Suppose you know the list of colors that appear in contiguous parts of an optimal ordering. Then, you can easily find this optimal ordering: simply put as many nodes of the current color in your list as the parent-child order allows and proceed with the next color in your list. This greedy strategy is optimal, because once you have started a color, you will not 'regret' taking a node of the same color later as it adds no cost and only gives more options. If you put all 'free' nodes that already have their parents processed in separate lists, this can be done in $O(n)$, where $n$ is the number of nodes in your forest.

Of course, we do not know this list, so we should figure out how to find it. The number of color lists you would have to check in an uninformed search is $c(c-1)^{k}$, where $c$ is the number of colors you have and $k$ the minimal number of color switches in the final order. If you're lucky, $c$ and $k$ are sufficiently small for a brute-force search and we are done.

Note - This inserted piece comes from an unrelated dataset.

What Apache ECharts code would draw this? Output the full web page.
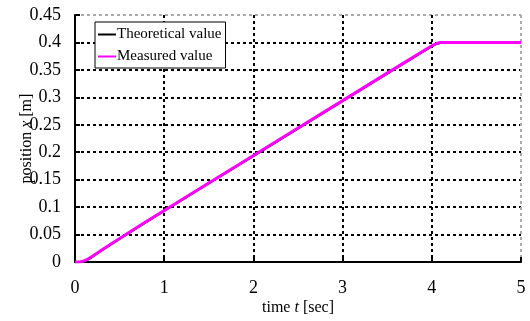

However, this will quickly become unfeasible, so I doubt you can afford to spend the $O(c(c-1)^k n)$ time required to do a brute-force search$^1$. Finding an optimal list 'looks hard'. I have no formal proof of e.g. NP-hardness, but it is clear that decisions made early on depend on the structure of the entire forest, so the most natural approach is to try to create subdivisions of by 'cutting' the forest to get subproblems and use e.g. dynamic programming. However, since the nodes can be ordered in many ways, I do not see how to represent these cuts with only polynomially many states. Another hint is that you can see this as a special case of the scheduling problem with partial order requirements.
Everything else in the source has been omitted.